Sibonelo Ncanana, Human Rights Coordinator for OUT LGBT Well-being, speaks at the historic gathering at the Eastern Cape Legislature
For the first time since the dawn of democratic South Africa almost 30 years ago, the Eastern Cape Legislature met with queer activists from across the province when it hosted its first LGBTQIA+ Dialogue on 17 August 2023.
This historic moment became a turning point for the Eastern Cape which despite it being the birthplace of globally recognised liberators, is regarded as the most homophobic province in South Africa.
Although appreciative of the initiative, queer activists strongly voiced disappointment at not having a voice at the Dialogue as the format centred on presentations from speakers, and not on the lived experiences and voices of our queer community.
An entry point could be sensitisation workshops for department officials as even at this higher level, there appears to be limited understanding of working with the queer community.
Patriarchy and the Eastern Cape
Homophobia is deeply rooted in patriarchy and patriarchy is deeply rooted in the Eastern Cape, even in so-called ‘progressive-minded’ women and men. We see this across communities, in our workspaces, our religious spaces, in government and even in civil society.

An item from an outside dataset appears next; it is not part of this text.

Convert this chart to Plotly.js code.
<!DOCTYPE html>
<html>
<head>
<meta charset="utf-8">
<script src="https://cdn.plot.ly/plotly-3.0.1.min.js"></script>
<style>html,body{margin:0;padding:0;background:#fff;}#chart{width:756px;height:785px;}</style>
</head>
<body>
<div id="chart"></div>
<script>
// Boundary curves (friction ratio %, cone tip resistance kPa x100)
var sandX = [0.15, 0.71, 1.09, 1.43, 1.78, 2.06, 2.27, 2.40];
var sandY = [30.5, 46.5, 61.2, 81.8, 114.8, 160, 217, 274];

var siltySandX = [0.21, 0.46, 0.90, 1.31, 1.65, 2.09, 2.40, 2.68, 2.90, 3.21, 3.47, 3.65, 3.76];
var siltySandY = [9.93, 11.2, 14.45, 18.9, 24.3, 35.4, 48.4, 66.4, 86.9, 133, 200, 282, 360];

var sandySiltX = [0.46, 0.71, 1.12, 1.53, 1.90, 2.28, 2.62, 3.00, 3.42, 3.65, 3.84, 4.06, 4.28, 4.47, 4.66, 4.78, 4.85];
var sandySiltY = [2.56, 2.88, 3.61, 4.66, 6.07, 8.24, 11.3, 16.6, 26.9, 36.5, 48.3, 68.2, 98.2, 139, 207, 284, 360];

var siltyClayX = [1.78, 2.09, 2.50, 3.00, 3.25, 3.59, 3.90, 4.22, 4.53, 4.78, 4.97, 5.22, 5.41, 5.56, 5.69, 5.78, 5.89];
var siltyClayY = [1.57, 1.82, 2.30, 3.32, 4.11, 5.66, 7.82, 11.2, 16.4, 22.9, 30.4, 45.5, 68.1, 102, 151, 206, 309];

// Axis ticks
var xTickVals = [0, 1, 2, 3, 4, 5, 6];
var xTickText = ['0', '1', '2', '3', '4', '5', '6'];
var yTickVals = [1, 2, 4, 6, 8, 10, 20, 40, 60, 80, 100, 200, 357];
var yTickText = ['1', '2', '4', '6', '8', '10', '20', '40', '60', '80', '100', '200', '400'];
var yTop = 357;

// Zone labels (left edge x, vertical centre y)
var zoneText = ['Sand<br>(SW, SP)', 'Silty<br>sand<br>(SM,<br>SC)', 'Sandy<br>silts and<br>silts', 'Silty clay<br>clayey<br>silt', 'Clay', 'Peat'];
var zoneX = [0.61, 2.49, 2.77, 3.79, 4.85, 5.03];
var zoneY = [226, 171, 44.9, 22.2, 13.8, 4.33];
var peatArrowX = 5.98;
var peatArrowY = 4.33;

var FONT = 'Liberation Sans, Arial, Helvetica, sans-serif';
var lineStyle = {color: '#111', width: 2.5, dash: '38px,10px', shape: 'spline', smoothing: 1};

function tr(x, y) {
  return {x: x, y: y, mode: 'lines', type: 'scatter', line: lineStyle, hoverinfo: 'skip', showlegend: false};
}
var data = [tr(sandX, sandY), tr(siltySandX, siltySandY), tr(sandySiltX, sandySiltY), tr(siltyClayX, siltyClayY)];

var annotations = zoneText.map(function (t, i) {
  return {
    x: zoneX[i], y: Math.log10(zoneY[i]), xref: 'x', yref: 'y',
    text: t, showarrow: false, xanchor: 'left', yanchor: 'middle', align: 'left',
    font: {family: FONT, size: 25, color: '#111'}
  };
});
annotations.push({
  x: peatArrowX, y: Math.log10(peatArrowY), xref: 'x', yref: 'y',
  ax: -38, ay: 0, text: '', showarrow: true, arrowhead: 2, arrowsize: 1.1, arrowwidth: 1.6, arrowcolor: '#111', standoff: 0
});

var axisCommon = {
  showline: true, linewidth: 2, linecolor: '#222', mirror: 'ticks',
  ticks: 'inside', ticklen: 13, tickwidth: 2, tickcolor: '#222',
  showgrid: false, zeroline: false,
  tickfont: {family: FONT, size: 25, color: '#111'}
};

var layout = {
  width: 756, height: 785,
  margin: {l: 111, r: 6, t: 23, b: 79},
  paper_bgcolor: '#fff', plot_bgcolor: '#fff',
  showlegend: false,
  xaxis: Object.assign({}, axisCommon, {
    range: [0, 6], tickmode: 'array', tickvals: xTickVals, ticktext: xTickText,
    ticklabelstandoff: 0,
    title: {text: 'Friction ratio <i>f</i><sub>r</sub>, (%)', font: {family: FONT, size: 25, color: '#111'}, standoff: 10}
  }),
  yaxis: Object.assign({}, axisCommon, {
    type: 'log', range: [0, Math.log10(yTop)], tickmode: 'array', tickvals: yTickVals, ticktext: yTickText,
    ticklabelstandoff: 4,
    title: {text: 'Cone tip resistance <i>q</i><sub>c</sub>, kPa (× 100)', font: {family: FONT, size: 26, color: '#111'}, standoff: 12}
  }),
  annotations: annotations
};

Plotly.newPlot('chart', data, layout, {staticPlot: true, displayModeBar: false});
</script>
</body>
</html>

The gate-keepers of violent practices such as homophobia and transphobia are cis-gender heterosexuals who also happen to be the gate-keepers of patriarchy. This results in the queer community living in perpetual fear.
Subtle jokes and humour lead to harassment which manifests in acts of violence or death. Cis-gender heterosexuals need to remember this when they laugh, mock and use slurs such as ‘the alphabet gang, double adaptor, faggot, sissy boy, stabane or moffie’.
Using these words normalises hate which is never okay. Patriarchy, sexism, misogyny, homophobia and transphobia are violent practices, in social and professional work spaces.
Hate crimes have included beheadings and murders
Despite South Africa having a strong set of laws to prohibit and address discrimination, the Eastern Cape Office of the SA Human Rights Commission received 667 complaints during 2022/23, the bulk of which related to sexual orientation. It was also mentioned that 88% of LGBTQIA+ people who experience hate crimes do not report them.
Not too long ago, a school principal in Mdantsane forced 38 teenage girls to publicly announce they were lesbian. In a deeply homophobic province such as ours, this Principal placed these girls’ lives at risk of harassment, rape and even being killed.
More recently, the owner of a business in Gqeberha put up a sign saying ‘LGBTQ not welcome’. The South African Human Rights Commission called for the owner to pay R500,000 fine and that the matter be referred to the National Prosecuting Authority for criminal investigation.
Despite community outrage “almost 700 people have joined a hate speech WhatsApp group formed to support the Gqeberha store that has banned LBGTQ+ people.” According to the Nelson Mandela Bay District Co-ordinator present at the Dialogue, “in recent times there’s been 21 hate crimes in Gqeberha, including beheadings and murders.”
Viewing oppression through an intersectional lens
The plight of transgender and intersex people in accessing healthcare facilities and services was also highlighted at the Dialogue. This becomes dire and life-threatening for those who live in remote rural villages with little or no access to clinics or hospitals. If accessing pre-exposure prophylaxis is challenging for someone living in an informal settlement in an urban Metro, imagine what it’s like for a poor black transgender womxn living in a remote rural village to access hormonal treatments.
One of the key messages from the LGBTQIA+ Dialogue is the need to view oppression from an intersectional lens. Sixty-seven years after the historic Women’s March, we still find ourselves talking about gender equality. After decades of our democracy, we still find ourselves talking about freedom for black people.
For too many, living in the Eastern Cape means living a life of inescapable poverty. The bodies of poor black LGBTQIA+ people remain sites of multiple struggles and when viewed through an intersectional feminist lens, could enable provincial policy and lawmakers to craft better, more appropriate and sustainable interventions to protect our freedom to humanity.
We cannot allow allow gatekeepers to confine and define us
Despite the challenges faced by our queer community, one thing was clear from this Dialogue, at last, there’s political will from our provincial leaders to combat discrimination and hate crimes directed toward us. Of all the provinces throughout the country, only Gauteng had convened similar dialogues with the queer community.
With the Eastern Cape Legislature being the provincial law-making body, resolutions from this Dialogue would be tabled for different provincial government departments to implement. Eyes are now firmly fixed on the Eastern Cape to implement appropriate interventions and for other provinces to follow suit.
As the queer community, it is important that we don’t allow gatekeepers to confine and define us, that we find and re-define our multiple voices and take up space to tell our queer stories of hope, perseverance and resilience. Be a human rights defender and rise with all people. Our queer African voices are valued and must always be protected.
Sikhander Coopoo is a black, queer, Muslim intersectional feminist with backgrounds in gender, pedagogy and local governance; and a social justice and humxn rights activist at heart. He serves on the Gender and Sexuality Alliance of East London committee and writes in his own capacity.